== SOURCE MATERIAL ==
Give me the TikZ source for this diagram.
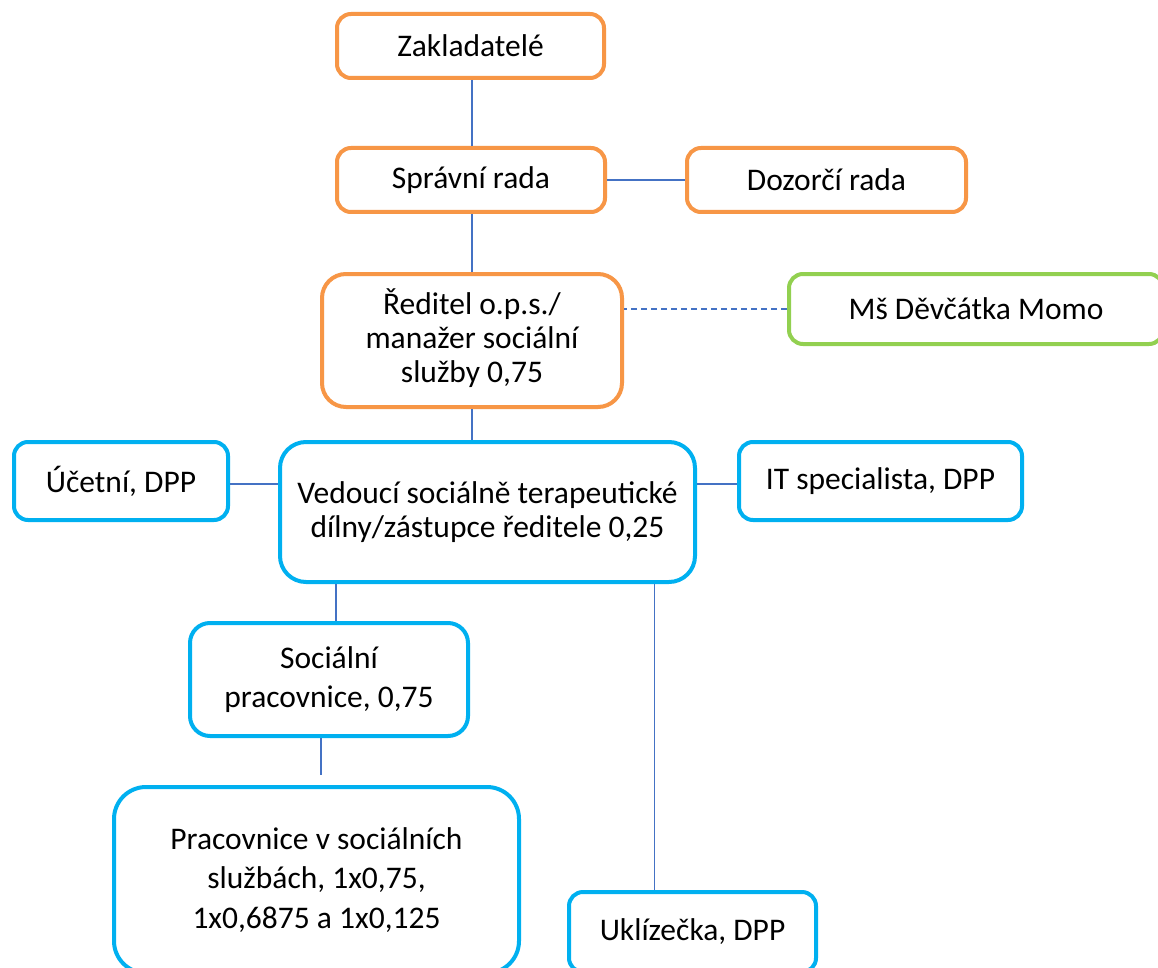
\documentclass[tikz,border=0pt]{standalone}
\usepackage{fontspec}
\setmainfont{Carlito}
\definecolor{orgc}{RGB}{247,150,70}
\definecolor{cyanc}{RGB}{0,176,240}
\definecolor{grnc}{RGB}{146,208,80}
\definecolor{linec}{RGB}{68,114,196}
\begin{document}
\begin{tikzpicture}[x=1pt,y=-1pt,
  box/.style={draw,line width=4pt,rounded corners=#1,fill=white,align=center,inner sep=0pt,
    font=\fontsize{31.5}{34}\selectfont},
  box/.default=14pt,
  wide/.style={font=\fontsize{31.5}{39.5}\selectfont},
  conn/.style={draw=linec,line width=1.5pt},
  dconn/.style={conn,dash pattern=on 6pt off 4pt}]
\useasboundingbox (0,0) rectangle (1158,968);
\clip (0,0) rectangle (1158,968);
\fill[white] (0,0) rectangle (1158,968);
\node[box,draw=orgc,minimum width=267pt,minimum height=64pt] (zak) at (470.5,46) {Zakladatelé};
\node[box,draw=orgc,minimum width=268pt,minimum height=64pt] (spr) at (471,180) {Správní rada};
\node[box,draw=orgc,minimum width=279pt,minimum height=64pt] (doz) at (826.5,180) {Dozorčí rada};
\node[box=24pt,draw=orgc,minimum width=300pt,minimum height=133pt] (red) at (472,340.5) {\raisebox{-4pt}{\begin{tabular}{@{}c@{}}Ředitel o.p.s./\\manažer sociální\\služby 0,75\end{tabular}}};
\node[box,draw=grnc,minimum width=374pt,minimum height=70pt] (ms) at (976,309) {Mš Děvčátka Momo};
\node[box,draw=cyanc,minimum width=214pt,minimum height=78pt] (uc) at (121,481) {Účetní, DPP};
\node[box=26pt,draw=cyanc,minimum width=415pt,minimum height=140pt] (ved) at (487.5,512) {Vedoucí sociálně terapeutické\\dílny/zástupce ředitele 0,25};
\node[box,draw=cyanc,minimum width=283pt,minimum height=78pt] (it) at (880.5,481) {IT specialista, DPP};
\node[box=20pt,wide,draw=cyanc,minimum width=278pt,minimum height=113pt] (soc) at (329,679.5) {Sociální\\pracovnice, 0,75};
\node[box=32pt,wide,draw=cyanc,minimum width=405pt,minimum height=186pt] (pra) at (316.5,880) {Pracovnice v sociálních\\službách, 1x0,75,\\1x0,6875 a 1x0,125};
\node[box,draw=cyanc,minimum width=247pt,minimum height=80pt] (ukl) at (692.5,932) {Uklízečka, DPP};
% connectors
\draw[conn] ([xshift=1.5pt]zak.south) -- ([xshift=1pt]spr.north);
\draw[conn] (spr.east) -- (doz.west);
\draw[conn] ([xshift=1pt]spr.south) -- (red.north);
\draw[dconn] (ms.west) -- (ms.west -| red.east);
\draw[conn] (red.south) -- (red.south |- ved.north);
\draw[conn] ([yshift=-3pt]uc.east) -- ([yshift=-3pt]uc.east -| ved.west);
\draw[conn] ([yshift=-3pt]it.west) -- ([yshift=-3pt]it.west -| ved.east);
\draw[conn] ([xshift=7pt]soc.north) -- ([xshift=7pt]soc.north |- ved.south);
\draw[conn] ([xshift=-38pt]ukl.north) -- ([xshift=-38pt]ukl.north |- ved.south);
\coordinate (pe) at (321,775);
\draw[conn] (pe |- soc.south) -- (pe);
\end{tikzpicture}
\end{document}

== INSTRUCTIONS TO FOLLOW ==
Repeat the lines above exactly, and keep every picture out.

== RESULT ==
Give me the TikZ source for this diagram.
\documentclass[tikz,border=0pt]{standalone}
\usepackage{fontspec}
\setmainfont{Carlito}
\definecolor{orgc}{RGB}{247,150,70}
\definecolor{cyanc}{RGB}{0,176,240}
\definecolor{grnc}{RGB}{146,208,80}
\definecolor{linec}{RGB}{68,114,196}
\begin{document}
\begin{tikzpicture}[x=1pt,y=-1pt,
  box/.style={draw,line width=4pt,rounded corners=#1,fill=white,align=center,inner sep=0pt,
    font=\fontsize{31.5}{34}\selectfont},
  box/.default=14pt,
  wide/.style={font=\fontsize{31.5}{39.5}\selectfont},
  conn/.style={draw=linec,line width=1.5pt},
  dconn/.style={conn,dash pattern=on 6pt off 4pt}]
\useasboundingbox (0,0) rectangle (1158,968);
\clip (0,0) rectangle (1158,968);
\fill[white] (0,0) rectangle (1158,968);
\node[box,draw=orgc,minimum width=267pt,minimum height=64pt] (zak) at (470.5,46) {Zakladatelé};
\node[box,draw=orgc,minimum width=268pt,minimum height=64pt] (spr) at (471,180) {Správní rada};
\node[box,draw=orgc,minimum width=279pt,minimum height=64pt] (doz) at (826.5,180) {Dozorčí rada};
\node[box=24pt,draw=orgc,minimum width=300pt,minimum height=133pt] (red) at (472,340.5) {\raisebox{-4pt}{\begin{tabular}{@{}c@{}}Ředitel o.p.s./\\manažer sociální\\služby 0,75\end{tabular}}};
\node[box,draw=grnc,minimum width=374pt,minimum height=70pt] (ms) at (976,309) {Mš Děvčátka Momo};
\node[box,draw=cyanc,minimum width=214pt,minimum height=78pt] (uc) at (121,481) {Účetní, DPP};
\node[box=26pt,draw=cyanc,minimum width=415pt,minimum height=140pt] (ved) at (487.5,512) {Vedoucí sociálně terapeutické\\dílny/zástupce ředitele 0,25};
\node[box,draw=cyanc,minimum width=283pt,minimum height=78pt] (it) at (880.5,481) {IT specialista, DPP};
\node[box=20pt,wide,draw=cyanc,minimum width=278pt,minimum height=113pt] (soc) at (329,679.5) {Sociální\\pracovnice, 0,75};
\node[box=32pt,wide,draw=cyanc,minimum width=405pt,minimum height=186pt] (pra) at (316.5,880) {Pracovnice v sociálních\\službách, 1x0,75,\\1x0,6875 a 1x0,125};
\node[box,draw=cyanc,minimum width=247pt,minimum height=80pt] (ukl) at (692.5,932) {Uklízečka, DPP};
% connectors
\draw[conn] ([xshift=1.5pt]zak.south) -- ([xshift=1pt]spr.north);
\draw[conn] (spr.east) -- (doz.west);
\draw[conn] ([xshift=1pt]spr.south) -- (red.north);
\draw[dconn] (ms.west) -- (ms.west -| red.east);
\draw[conn] (red.south) -- (red.south |- ved.north);
\draw[conn] ([yshift=-3pt]uc.east) -- ([yshift=-3pt]uc.east -| ved.west);
\draw[conn] ([yshift=-3pt]it.west) -- ([yshift=-3pt]it.west -| ved.east);
\draw[conn] ([xshift=7pt]soc.north) -- ([xshift=7pt]soc.north |- ved.south);
\draw[conn] ([xshift=-38pt]ukl.north) -- ([xshift=-38pt]ukl.north |- ved.south);
\coordinate (pe) at (321,775);
\draw[conn] (pe |- soc.south) -- (pe);
\end{tikzpicture}
\end{document}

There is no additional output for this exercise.